Begehrt, aber selten. Der schwarze Kavier © pixabay

Kaviar und Balyk

Russland verfügt neben Öl noch über ein anderes schwarzes Gold – den Kaviar. Und dieser wird schon viel länger „gefördert“. Wichtig zu wissen: Original ist schwarzer Kaviar nur, wenn er vom Stör stammt. Kaviar gab es immer in Wellen, mal viel, mal wenig. Wenig vor allem dann, wenn der Mensch kurz davor war, den Stör auszurotten.

Russland verfügt heute nur noch über ein Drittel der Küste des Kaspischen Meeres, wo 90 Prozent des weltweit vertrieben schwarzen Kaviars herstammen.

Mit dem Ende der Sowjetunion brach der Export des Kaviars zusammen – von 141 Tonnen 1989 auf zehn Tonnen 2010. Heute kann man natürlichen Kaviar kaum noch kaufen. Wenn überhaupt, dann findet man ihn in Gourmetläden, wo für 50 Gramm schnell 37 Euro fällig werden. Eine andere sowjetische Spezialität ist der Balyk, ein in Salz eingelegter und gedörrter Fisch. Verwendet werden dafür sowohl Störe als auch Lachse. Da der Balyk in der Sowjetunion knapp war und die Auswahl in Moskau relativ, wurde der gedörrte Fisch zum beliebten Souvenir aus der Hauptstadt. Den Charme des Seltenen hat der Balyk heute verloren. Kaufen kann man ihn fast überall. Einzig der hohe Preis verhindert, dass man ihn jeden Tag genießt.

Eis

Schmeckte früher besser: Plombir © wikicommons

Eis

Eis, das war zu Anfang der Sowjetunion eine bourgeoise Nachspeise. Wie bei den Limonaden haben es die Menschen der Konkurrenz mit den USA zu verdanken, dass das Eis zu einem volkseigenen Gut wurde. In den 1930ern bestand der Kommissar für die Nahrungsmittelindustrie Anastas Mikojan darauf, die Nachspeise für jeden erschwinglich anzubieten. Mindestens fünf Kilogramm Eis solle jeder Sowjetbürger im Jahr essen, so Mikojan. 1940 begann schließlich (mit US-amerikanischen Maschinen) die Massenproduktion. Angesichts der heutigen Auswahl mag sich manch einer wundern, warum die Russen dem Eis aus der Sowjetunion nachtrauern.

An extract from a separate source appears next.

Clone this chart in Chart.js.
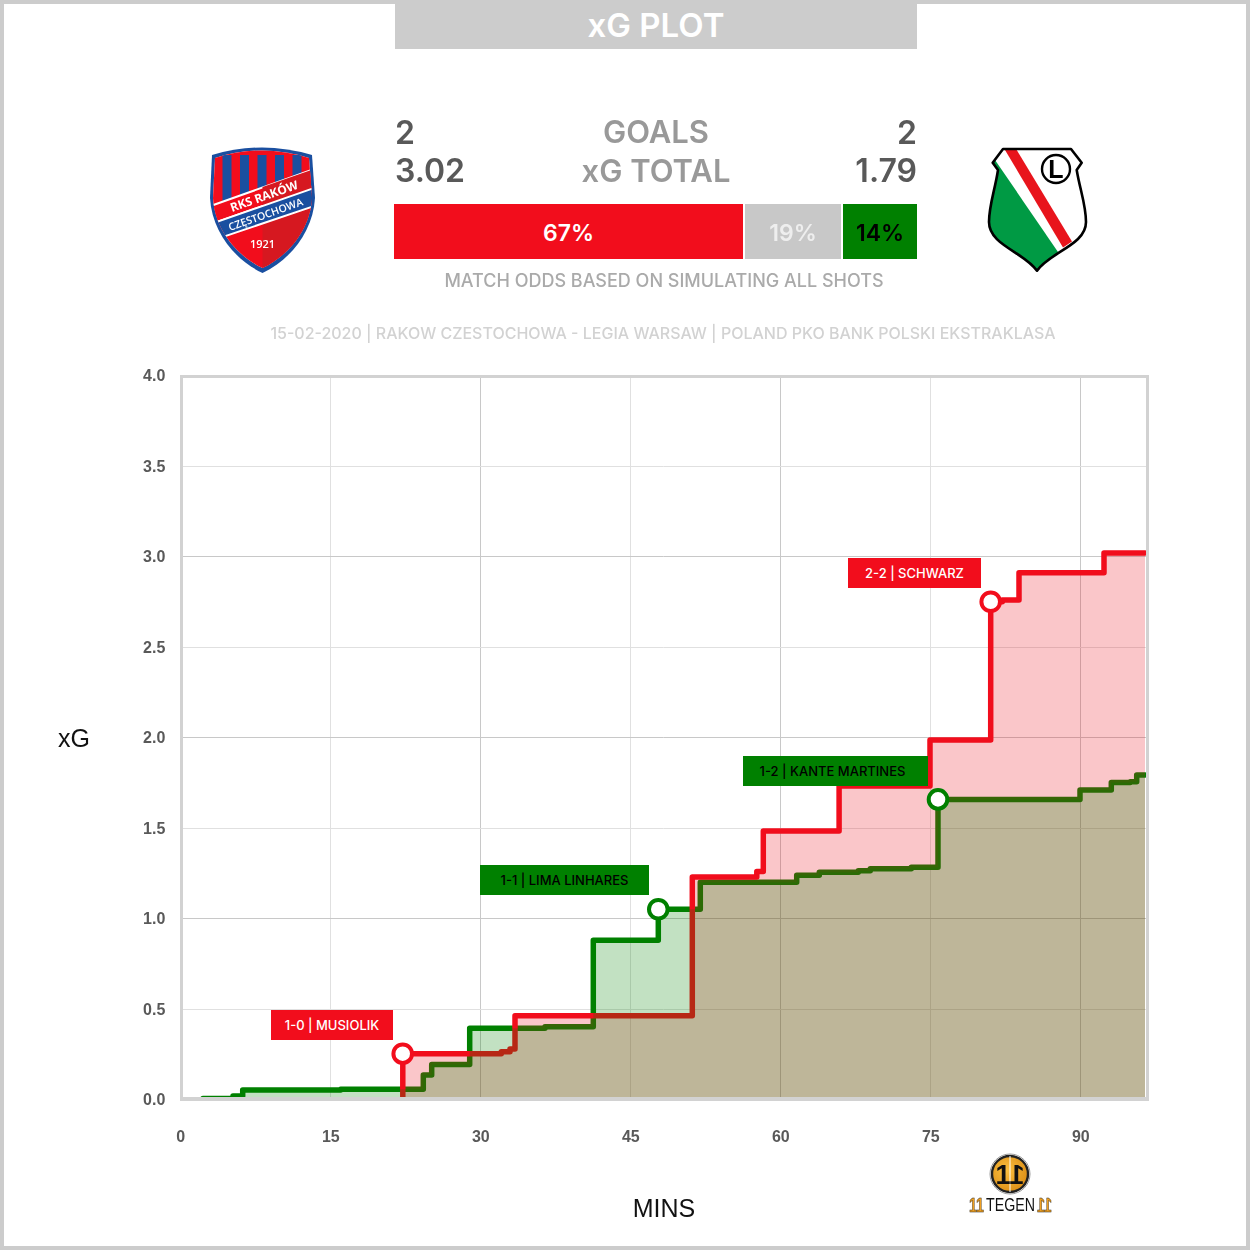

Das liegt einfach daran, dass die fünf Sorten, die es damals gab, aus natürlichen Zutaten hergestellt wurden und nicht lange haltbar waren. So etwas gibt es heute in Russland nicht mehr. Am nähesten kommt dem Geschmack noch das Eis im Kaufhaus GUM am Roten Platz. Deshalb verwundert es nicht, dass die Moskauer auch im tiefsten Winter dort Schlange stehen.